Identify each line below containing the string "chart" and copy it.

▸ **LISTED ENTRIES**
===

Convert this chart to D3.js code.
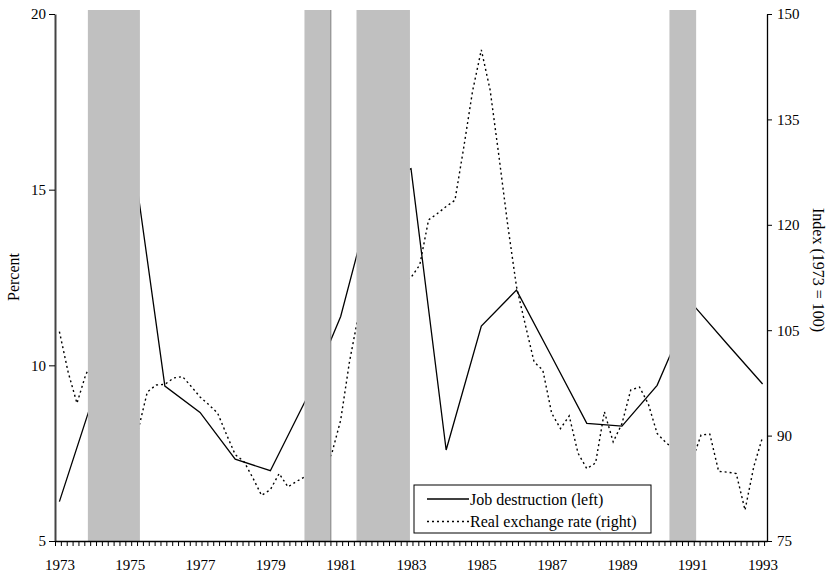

===

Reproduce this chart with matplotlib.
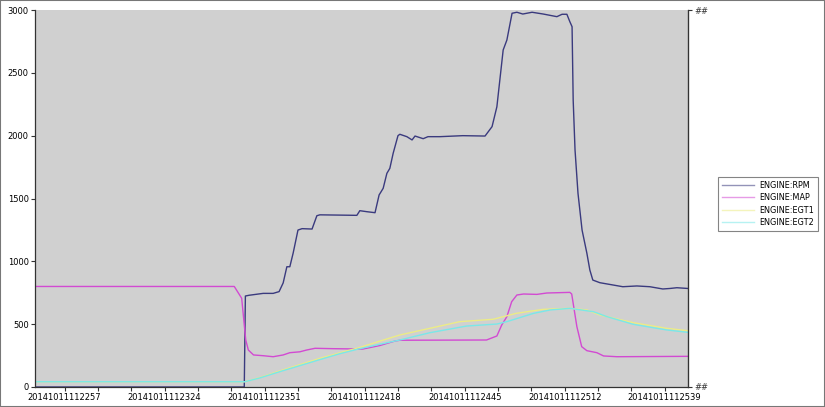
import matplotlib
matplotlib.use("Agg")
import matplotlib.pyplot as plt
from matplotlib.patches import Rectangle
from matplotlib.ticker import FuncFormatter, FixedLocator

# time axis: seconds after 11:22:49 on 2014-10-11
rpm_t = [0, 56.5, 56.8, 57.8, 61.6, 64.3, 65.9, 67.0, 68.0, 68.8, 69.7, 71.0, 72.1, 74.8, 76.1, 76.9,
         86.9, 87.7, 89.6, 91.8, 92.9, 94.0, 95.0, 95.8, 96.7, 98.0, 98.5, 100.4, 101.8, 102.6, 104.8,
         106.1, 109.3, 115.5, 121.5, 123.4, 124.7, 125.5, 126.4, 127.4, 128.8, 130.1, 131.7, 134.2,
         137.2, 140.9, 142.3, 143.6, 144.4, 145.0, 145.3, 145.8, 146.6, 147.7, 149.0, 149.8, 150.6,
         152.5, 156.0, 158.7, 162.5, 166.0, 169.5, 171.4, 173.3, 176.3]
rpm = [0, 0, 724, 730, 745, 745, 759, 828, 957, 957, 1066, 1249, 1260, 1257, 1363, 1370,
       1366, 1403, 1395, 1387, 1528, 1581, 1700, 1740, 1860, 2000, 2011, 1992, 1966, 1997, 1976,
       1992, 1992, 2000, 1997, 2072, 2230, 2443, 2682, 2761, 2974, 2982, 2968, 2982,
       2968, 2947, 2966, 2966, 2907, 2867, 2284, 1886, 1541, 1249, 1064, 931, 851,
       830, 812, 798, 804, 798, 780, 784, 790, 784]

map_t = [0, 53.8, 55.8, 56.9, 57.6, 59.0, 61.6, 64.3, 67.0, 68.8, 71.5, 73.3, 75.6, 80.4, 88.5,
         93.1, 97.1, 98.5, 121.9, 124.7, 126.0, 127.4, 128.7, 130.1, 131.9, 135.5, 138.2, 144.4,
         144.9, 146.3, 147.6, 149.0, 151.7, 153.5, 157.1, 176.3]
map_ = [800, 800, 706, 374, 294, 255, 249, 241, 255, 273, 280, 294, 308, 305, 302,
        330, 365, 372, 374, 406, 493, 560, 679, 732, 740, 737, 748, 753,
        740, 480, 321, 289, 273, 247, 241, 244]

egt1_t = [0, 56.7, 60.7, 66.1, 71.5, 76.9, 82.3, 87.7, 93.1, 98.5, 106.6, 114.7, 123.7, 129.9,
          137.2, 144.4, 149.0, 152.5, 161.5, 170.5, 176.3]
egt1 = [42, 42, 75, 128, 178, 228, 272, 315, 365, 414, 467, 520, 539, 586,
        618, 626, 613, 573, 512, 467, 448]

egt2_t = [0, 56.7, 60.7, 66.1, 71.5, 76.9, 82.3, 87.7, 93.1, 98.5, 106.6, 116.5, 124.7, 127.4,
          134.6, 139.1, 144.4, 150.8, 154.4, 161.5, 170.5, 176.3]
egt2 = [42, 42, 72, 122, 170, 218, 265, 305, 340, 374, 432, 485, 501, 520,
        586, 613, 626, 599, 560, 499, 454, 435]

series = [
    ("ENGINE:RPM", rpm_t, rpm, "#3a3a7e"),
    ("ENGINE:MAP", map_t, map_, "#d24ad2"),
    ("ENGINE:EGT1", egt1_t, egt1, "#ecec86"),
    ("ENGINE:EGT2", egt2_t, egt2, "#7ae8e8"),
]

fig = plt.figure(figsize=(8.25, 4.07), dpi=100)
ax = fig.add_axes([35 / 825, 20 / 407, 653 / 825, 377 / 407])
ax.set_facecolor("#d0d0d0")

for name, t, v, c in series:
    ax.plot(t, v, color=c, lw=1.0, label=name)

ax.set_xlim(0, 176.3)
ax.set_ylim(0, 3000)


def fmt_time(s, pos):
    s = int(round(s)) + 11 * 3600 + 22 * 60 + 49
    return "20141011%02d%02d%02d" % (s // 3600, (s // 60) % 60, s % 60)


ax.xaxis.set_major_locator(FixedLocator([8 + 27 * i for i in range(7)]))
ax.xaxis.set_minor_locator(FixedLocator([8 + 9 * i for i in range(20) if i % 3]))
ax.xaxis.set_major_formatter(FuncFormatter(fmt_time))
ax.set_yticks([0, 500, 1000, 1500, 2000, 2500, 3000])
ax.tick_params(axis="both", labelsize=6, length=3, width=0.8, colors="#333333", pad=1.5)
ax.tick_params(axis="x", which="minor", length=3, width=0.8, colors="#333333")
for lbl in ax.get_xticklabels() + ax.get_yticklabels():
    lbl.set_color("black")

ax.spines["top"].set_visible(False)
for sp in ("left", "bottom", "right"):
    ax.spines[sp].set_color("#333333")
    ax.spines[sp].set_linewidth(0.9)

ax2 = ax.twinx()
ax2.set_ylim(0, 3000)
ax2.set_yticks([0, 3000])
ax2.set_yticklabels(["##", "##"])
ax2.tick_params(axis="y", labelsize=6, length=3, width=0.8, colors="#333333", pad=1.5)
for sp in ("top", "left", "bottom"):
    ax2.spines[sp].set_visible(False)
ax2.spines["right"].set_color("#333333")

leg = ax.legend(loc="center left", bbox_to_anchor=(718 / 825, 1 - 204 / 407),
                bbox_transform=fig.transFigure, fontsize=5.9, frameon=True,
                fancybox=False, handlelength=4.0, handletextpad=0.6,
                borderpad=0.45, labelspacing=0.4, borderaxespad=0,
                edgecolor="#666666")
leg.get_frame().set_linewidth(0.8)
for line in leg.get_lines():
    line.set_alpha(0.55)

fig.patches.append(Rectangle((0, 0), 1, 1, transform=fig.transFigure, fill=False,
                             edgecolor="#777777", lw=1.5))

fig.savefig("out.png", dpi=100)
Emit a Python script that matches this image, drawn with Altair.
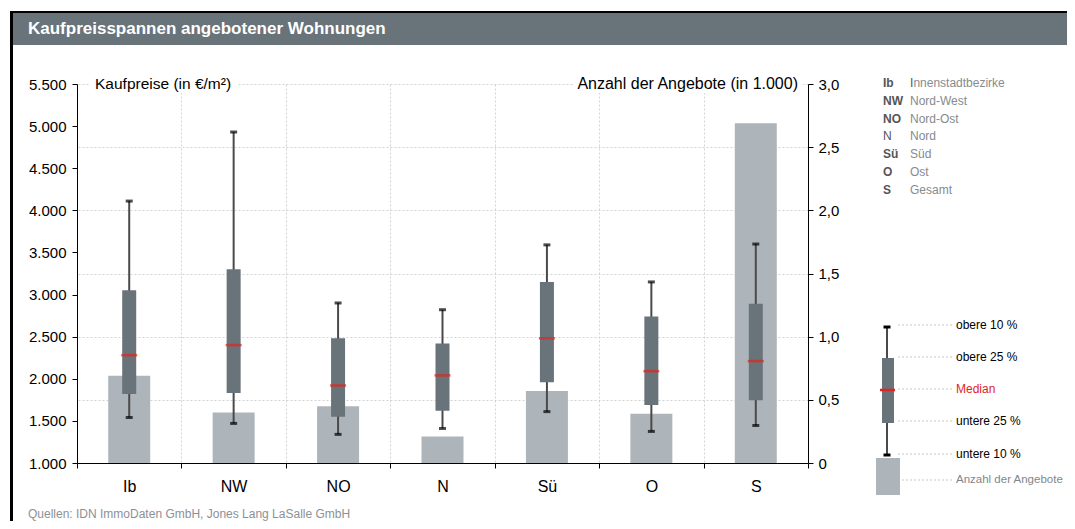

===

▸ **TASK ANSWER**
Convert this chart to D3.js code.
Reproduce this chart with matplotlib.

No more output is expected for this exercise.